Sorry, it was clearer in my head. The "no" applies to library APIs, the
"yes" applies to D-Bus "remote" APIs.

> > There's really no other way to make this work than to work towards a
> > stable, and versioned API.
> 
> It's not about API by any means. The (D-Bus and code) API can be
> stable, but the underlying code can change. I know that software like
> GNOME Calendar and GNOME Contacts and others use mentioned evolution-
> data-server (eds) and they compile against some version, but then use
> the host version of the D-Bus services. It's fine as long as you do not
> care of functionality. It happens often that some bug is noticed on the
> client side (being it GNOME Calendar, GNOME Contacts, Evolution,...),
> but the actual fix for it lands in the eds, like into the builtin
> backend. This fix doesn't change API, no soname version bump needed, no
> D-Bus service version number increased). That means that the Flatpak
> version can be built against eds which has the bug fixed, but whether
> it's truly fixed depends on the host system.

That will be the case for any host-side feature, especially the ones that
rely on online services (gnome-online-accounts is probably another), or
the ones that rely on hardware-related bug fixes.

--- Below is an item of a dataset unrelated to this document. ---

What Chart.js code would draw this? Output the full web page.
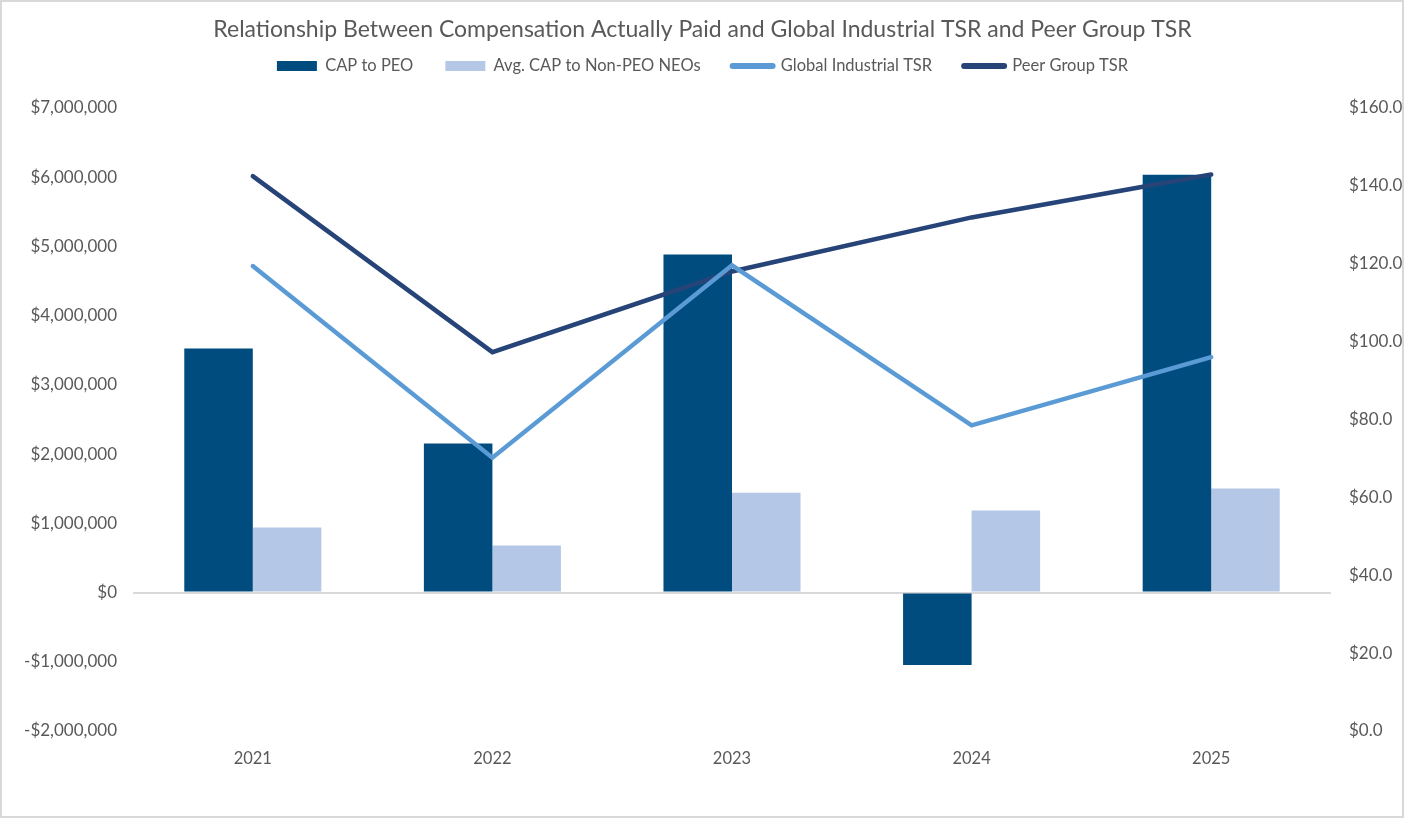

That's par for the course,
and that will probably mean more backporting and stable releases.

> That's odd. Adding eds
> into Flatpak is not correct from the point of sharing the same data
> between various applications and the system (GNOME Shell) itself
> (unless some portals of Flatpak or what that idea to catch on this was
> named).

On mobile, this would be split up more, so the calendar backend would live
in the Calendar app, the Notes backend in the Notes app, etc. This leaves
the sign-on on the host side. But they can do that because they have blessed
front-ends which we don't in GNOME or Fedora.